Your profile: filter or invitation, but pick on purpose
Finally, the apps. Decide deliberately what your profile says about this, because it says something either way. If politics is a true dealbreaker for you, state it calmly, one plain sentence beats a hostile one, and it filters just as well. If it is not a dealbreaker, then let your profile be about your actual life, not your feed: the games you play, the trips, the friends, the Tuesday nights. That is what invites the person, rather than the voter, to show up.
And that visible life is, as always, a photo problem before it is a caption problem. A profile full of real scenes, the picnic, the match under the lights, the trip, says "there is a whole person here" louder than any slogan could. That is what CMeIn does: upload a few photos of yourself and get realistic photos of you in those real scenes, looking like you on a good ordinary day, no politics attached.

Because across every aisle ever built, the first vote anyone casts is on the photos.
Related reading: Dating a Vegan When You Eat Meat, How to Write a Dating Profile Bio, How to Get More Matches on Dating Apps.
Frequently asked questions
Can a Democrat and a Republican have a relationship?

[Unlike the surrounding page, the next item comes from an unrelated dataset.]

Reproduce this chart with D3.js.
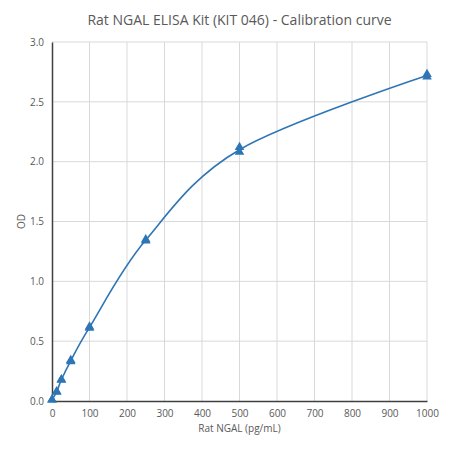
<!DOCTYPE html>
<html>
<head>
<meta charset="utf-8">
<script src="https://cdn.jsdelivr.net/npm/d3@7"></script>
<style>
  body { margin: 0; background: #fff; }
  text { font-family: "Open Sans", sans-serif; fill: #595959; }
</style>
</head>
<body>
<script>
const width = 450;
const height = 450;

// standards (pg/mL) and duplicate OD readings
const conc = [0, 12.5, 25, 50, 100, 250, 500, 1000];
const od1 = [0.01, 0.075, 0.175, 0.33, 0.61, 1.34, 2.08, 2.71];
const od2 = [0.01, 0.08, 0.18, 0.34, 0.62, 1.35, 2.12, 2.73];
const xTicks = [0, 100, 200, 300, 400, 500, 600, 700, 800, 900, 1000];
const yTicks = [0, 0.5, 1.0, 1.5, 2.0, 2.5, 3.0];

const margin = {top: 42, right: 23, bottom: 49, left: 52};

const svg = d3.create('svg')
  .attr('width', width)
  .attr('height', height);
document.body.appendChild(svg.node());

const x = d3.scaleLinear().domain([0, 1000]).range([margin.left, width - margin.right]);
const y = d3.scaleLinear().domain([0, 3]).range([height - margin.bottom, margin.top]);

// gridlines
svg.append('g')
  .selectAll('line')
  .data(xTicks.slice(1))
  .enter().append('line')
  .attr('x1', d => x(d)).attr('x2', d => x(d))
  .attr('y1', y(0)).attr('y2', y(3))
  .attr('stroke', '#d9d9d9').attr('stroke-width', 1);

svg.append('g')
  .selectAll('line')
  .data(yTicks.slice(1))
  .enter().append('line')
  .attr('x1', x(0)).attr('x2', x(1000))
  .attr('y1', d => y(d)).attr('y2', d => y(d))
  .attr('stroke', '#d9d9d9').attr('stroke-width', 1);

// axes
const xAxis = svg.append('g')
  .attr('transform', `translate(0,${y(0)})`)
  .call(d3.axisBottom(x).tickValues(xTicks).tickFormat(d3.format('d')).tickSize(0).tickPadding(9));
const yAxis = svg.append('g')
  .attr('transform', `translate(${x(0)},0)`)
  .call(d3.axisLeft(y).tickValues(yTicks).tickFormat(d3.format('.1f')).tickSize(0).tickPadding(8));

[xAxis, yAxis].forEach(a => {
  a.select('.domain').attr('stroke', '#404040').attr('stroke-width', 1.5);
  a.selectAll('text').attr('font-size', 10).attr('fill', '#595959')
    .attr('font-family', '"Open Sans", sans-serif');
});

// smoothed curve through mean of duplicates (Excel-style smoothing)
const mean = conc.map((c, i) => [c, (od1[i] + od2[i]) / 2]);
const line = d3.line()
  .x(d => x(d[0]))
  .y(d => y(d[1]))
  .curve(d3.curveCardinal.tension(0));

svg.append('path')
  .datum(mean)
  .attr('d', line)
  .attr('fill', 'none')
  .attr('stroke', '#2e75b6')
  .attr('stroke-width', 1.6);

// markers
const tri = d3.symbol().type(d3.symbolTriangle).size(40);
const pts = conc.map((c, i) => [c, od1[i]]).concat(conc.map((c, i) => [c, od2[i]]));
svg.append('g')
  .selectAll('path')
  .data(pts)
  .enter().append('path')
  .attr('d', tri)
  .attr('transform', d => `translate(${x(d[0])},${y(d[1])})`)
  .attr('fill', '#2e75b6');

// titles
svg.append('text')
  .attr('x', (x(0) + x(1000)) / 2)
  .attr('y', 25)
  .attr('text-anchor', 'middle')
  .attr('font-size', 14)
  .text('Rat NGAL ELISA Kit (KIT 046) - Calibration curve');

svg.append('text')
  .attr('x', (x(0) + x(1000)) / 2)
  .attr('y', 432)
  .attr('text-anchor', 'middle')
  .attr('font-size', 10)
  .text('Rat NGAL (pg/mL)');

svg.append('text')
  .attr('transform', `translate(25,${(y(0) + y(3)) / 2}) rotate(-90)`)
  .attr('text-anchor', 'middle')
  .attr('font-size', 10)
  .text('OD');
</script>
</body>
</html>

Yes, and famously so: some of the best-known political strategists in America have been happily married to their professional opposites for decades. The predictor is not the party gap, it is whether both people can disagree without contempt. Couples fail over the eye-roll, not the ballot.
Should I put my politics in my dating profile?
Only if it is a genuine dealbreaker for you, and then say it calmly, as a fact, not as an insult to the other side. 'Politics matter to me' filters fine. 'If you voted X, swipe left' filters too, but it also tells everyone how you handle disagreement, and that message reaches people on your own side as well.
Should we talk politics on a first date?
Do not lead with it. Date one's job is to find out if you like each other as people, how she treats the waiter, whether the conversation flows. If it comes up naturally, stay curious for one round, ask a real question, listen, and change the channel. There will be time for the full debate later, if there is a later.
What if we disagree on something truly fundamental?
Then take it seriously. Most political disagreement is negotiable at the dinner table, but some positions are really life decisions in disguise, how to raise kids, what family means, what lines cannot be crossed. If an issue decides how your actual shared life would run, name it early and honestly. Pretending it is small is how it gets big.
How do I stop political arguments from ruining the relationship?
Adopt two rules. The steelman rule: you must be able to state their view so fairly they would nod before you argue with it. And the conversion ban: neither of you is a project. Add a shared news diet boundary, no forwarding gotcha clips designed to score points, and most couples find the actual disagreement shrinks to an occasional lively dinner.